Price points don’t always dictate sell out rates. While items that were part of The Hacker Project averaged between $240 for a silk scarf and $13,000 for the crystal hourglass logo jacket, its sneakers retailed for $1,290.00 – that’s 41% cheaper than the $2,200 Dior x Air Jordan sneakers that reportedly sold out in minutes in 2020. Additionally, 70% of the Yeezy Gap engineered by Balenciaga range is still available on Gap’s US site. On average, these items are just over $1,000 cheaper than traditional Balenciaga styles.
Partnerships with sporting goods are often the secret sauce. Even in 2022 at collab fever pitch, Nike x Jacquemus’ site received more than 500,000 connections minutes after dropping, which resulted in a crash. However, the adidas x Gucci collaboration, which launched in June, still has 68% of products available to buy. The products that have sold out did so in approximately 15 days, and globally, 30% have been replenished. This suggests retailers are taking a different approach to collaborations, focusing more on accessibility and long-term partnerships rather than exclusivity.

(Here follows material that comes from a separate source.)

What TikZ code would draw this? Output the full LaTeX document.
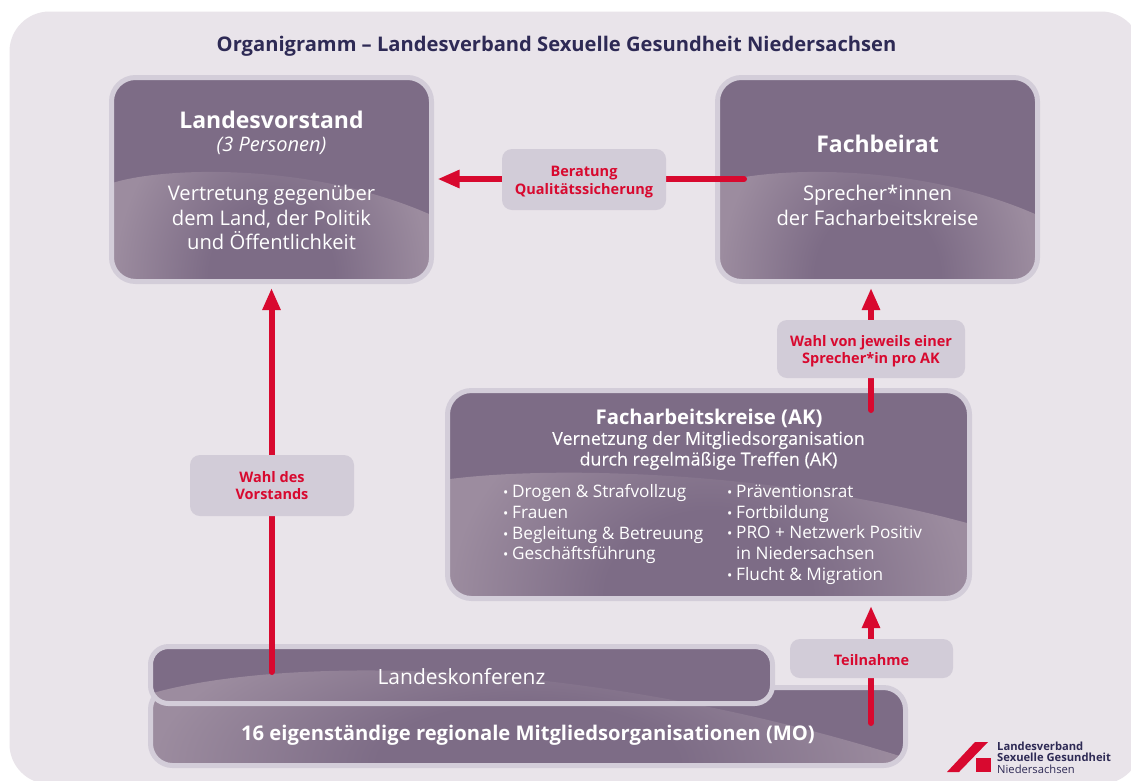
\documentclass[tikz,border=0pt]{standalone}
\usepackage{fontspec}
\setmainfont{Open Sans}
\newfontfamily\semifont[FakeBold=0.3]{Open Sans}
\usetikzlibrary{arrows.meta}
\definecolor{pagebg}{HTML}{E9E4EA}
\definecolor{panelbase}{HTML}{7D6C86}
\definecolor{panellight}{HTML}{9C8C9F}
\definecolor{panelborder}{HTML}{D3CDD9}
\definecolor{labelbg}{HTML}{D2CCD8}
\definecolor{accent}{HTML}{D8092F}
\definecolor{titleink}{HTML}{2E2A55}
\pgfdeclareradialshading{panelglow}{\pgfpoint{0bp}{0bp}}{color(0bp)=(panelbase); color(10bp)=(panelbase); color(25bp)=(panellight); color(50bp)=(panellight)}
\tikzset{
  panelcore/.style={rectangle,inner sep=0pt,outer sep=0pt,fill=panelbase},
  paneltext/.style={text=white,align=center,inner sep=0pt},
  labelbox/.style={rectangle,rounded corners=10pt,fill=labelbg,text=accent,align=center,inner sep=0pt,
    font=\fontsize{14.5}{17.8}\bfseries\selectfont},
  flow/.style={draw=accent,line width=6pt,line cap=round,-{Triangle[length=22pt,width=17pt]}},
}
% name, x1,y1,x2,y2 (stroke centre), radius, wave path, glow rectangle
\newcommand{\wavepanel}[8]{%
  \node[panelcore,rounded corners=#6,minimum width=#4-#2,minimum height=#5-#3] (#1) at ({(#2+#4)/2},{(#3+#5)/2}) {};
  \begin{scope}
    \clip[rounded corners=#6] (#2,#3) rectangle (#4,#5);
    \clip #7;
    \shade[shading=panelglow] #8;
  \end{scope}
  \draw[panelborder,line width=5pt,rounded corners=#6] (#2,#3) rectangle (#4,#5);
}
\begin{document}
\begin{tikzpicture}[x=1pt,y=-1pt]
\useasboundingbox (0,0) rectangle (1131,780);
\fill[white] (0,0) rectangle (1131,780);
\fill[pagebg,rounded corners=40pt] (9.5,11.5) rectangle (1141,784);

\node[text=titleink,font=\fontsize{20.15}{24}\bfseries\selectfont,inner sep=0pt] (title) at (556.5,46) {Organigramm – Landesverband Sexuelle Gesundheit Niedersachsen};

% panels
\wavepanel{mo}{150.5}{687.5}{905.5}{765.5}{22pt}{(153,693) .. controls (270,660) and (560,650) .. (903,757) -- (903,770) -- (153,770) -- cycle}{(153,613) rectangle (903,913)}
\wavepanel{lk}{150.5}{646.5}{772.5}{703.5}{18pt}{(153,693) .. controls (270,660) and (560,650) .. (903,757) -- (903,770) -- (153,770) -- cycle}{(153,613) rectangle (903,913)}
\wavepanel{lv}{111.5}{77.5}{431.5}{281.5}{24pt}{(114,182.5) .. controls (165,167) and (310,162) .. (429,214) -- (429,282) -- (114,282) -- cycle}{(114,93) rectangle (429,465)}
\wavepanel{fb}{717.5}{77.5}{1037.5}{281.5}{24pt}{(720,182.5) .. controls (771,167) and (916,162) .. (1035,214) -- (1035,282) -- (720,282) -- cycle}{(720,93) rectangle (1035,465)}
\wavepanel{ak}{447.5}{390.5}{969.5}{598.5}{24pt}{(450,479) .. controls (560,465) and (780,472) .. (967,523) -- (967,600) -- (450,600) -- cycle}{(450,384) rectangle (967,808)}

% free ends of the connectors
\coordinate (lkout) at (271.5,672);
\coordinate (fbout) at (744,179);
\coordinate (akout) at (871,410);
\coordinate (moout) at (871,723);

% connectors
\draw[flow,shorten >=6pt] (fbout) -- (lv.east |- fbout);
\draw[flow,shorten >=6.5pt] (lkout) -- (lkout |- lv.south);
\draw[flow,shorten >=6.5pt] (akout) -- (akout |- fb.south);
\draw[flow,shorten >=7.5pt] (moout) -- (moout |- ak.south);

% labels
\node[labelbox,minimum width=164pt,minimum height=61pt] (beratung) at (584,179.5) {\rule{0pt}{15.5pt}Beratung\\Qualitätssicherung};
\node[labelbox,minimum width=164pt,minimum height=61pt] (wahlv) at (272,485.5) {Wahl des\\Vorstands};
\node[labelbox,minimum width=188pt,minimum height=58pt] (wahlak) at (871,349) {\rule{0pt}{15.5pt}Wahl von jeweils einer\\Sprecher*in pro AK};
\node[labelbox,minimum width=163pt,minimum height=39pt] (teil) at (871.5,658.5) {\rule{0pt}{14pt}Teilnahme};

% panel texts
\node[paneltext,font=\fontsize{23}{26}\bfseries\selectfont] (lvh) at (271.5,120) {Landesvorstand};
\node[paneltext,font=\fontsize{20}{22}\itshape\selectfont] (lvs) at (271.5,146) {(3 Personen)};
\node[paneltext,font=\fontsize{20.2}{24.5}\selectfont] (lvb) at (271.5,217.5) {Vertretung gegenüber\\dem Land, der Politik\\und Öffentlichkeit};
\node[paneltext,font=\fontsize{23}{26}\bfseries\selectfont] (fbh) at (877.5,144) {Fachbeirat};
\node[paneltext,font=\fontsize{20.2}{24.5}\selectfont] (fbb) at (877.5,205.5) {Sprecher*innen\\der Facharbeitskreise};
\node[paneltext,font=\fontsize{20.3}{22}\bfseries\selectfont] (akh) at (709,418.5) {Facharbeitskreise (AK)};
\node[paneltext,font=\fontsize{17.9}{20.7}\semifont\selectfont] (akb) at (708.5,450.5) {Vernetzung der Mitgliedsorganisation\\durch regelmäßige Treffen (AK)};
\newcommand{\itm}{\makebox[9pt][l]{\fontsize{14}{14}\selectfont•}}
\node[paneltext,align=left,anchor=north west,font=\fontsize{17.2}{20.7}\selectfont] (akl) at (503,484.5) {\itm Drogen \& Strafvollzug\\\itm Frauen\\\itm Begleitung \& Betreuung\\\itm Geschäftsführung};
\node[paneltext,align=left,anchor=north west,font=\fontsize{17.2}{20.7}\selectfont] (akr) at (727,484.5) {\itm Präventionsrat\\\itm Fortbildung\\\itm PRO + Netzwerk Positiv\\\hspace*{9pt}in Niedersachsen\\\itm Flucht \& Migration};
\node[paneltext,font=\fontsize{21}{22}\selectfont] (lkt) at (461.5,676.5) {Landeskonferenz};
\node[paneltext,font=\fontsize{20.2}{23}\bfseries\selectfont] (mot) at (528,735.5) {16 eigenständige regionale Mitgliedsorganisationen (MO)};

% logo
\fill[accent] (947,772) -- (975,742) -- (988,742) -- (959,772) -- cycle;
\fill[accent] (976,758) rectangle (991,772);
\node[anchor=west,inner sep=0pt,text=titleink,align=left,font=\fontsize{11.2}{11.6}\selectfont] (logotext) at (997,757.5) {\textbf{Landesverband}\\\textbf{Sexuelle Gesundheit}\\Niedersachsen};
\end{tikzpicture}
\end{document}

Are prices more accessible?
Analyzing a selection of H&M’s high profile designer collaborations over the years reveals average and exit prices are diminishing. Its 2014 range with Alexander Wang had the highest average price point at $143.60, while the 2016 Kenzo collection offered products at upwards of $500.
Since then, average and exit price points for H&M’s collaborations with Erdem (2017), Moschino (2018), Giambattista Valli (2019) and Simone Rocha (2021) haven’t managed to reach the same heights, offering a more purse-friendly buy in to these designers. The brand has also ditched its annual approach to collabs, instead announcing more frequent partnerships, which can potentially lead to consumers experiencing collaboration fatigue.
What’s the resale value?
The exclusivity associated with one-time product drops adds to demand, leading to items being sold for several times higher than their original price.
Almost five years on, pieces from the Supreme x Louis Vuitton are commanding higher prices on secondhand sites than their original drop. Last year, one of the trunks doubled its value on Vestiaire Collective, selling for $118,505, while a hoodie could boast a 400% markup. Meanwhile, newer collaborations are yet to see as much fanfare. Despite the hype surrounding Yeezy Gap Engineered by Balenciaga and the high resale value of Ye’s sneakers, one of the Dove hoodies sold for only sold 33% higher than its original RRP on Vinted.
Though products can accumulate value over time, the evolution of AI and bots allow consumers to buy products faster, speeding up demand for collaborations, which have now reached saturation point. While there will still be interest in new drops, 2022 and beyond will see an increased pressure on brand partnerships to create something special in order to cut through the noise and avoid becoming “just another collaboration.”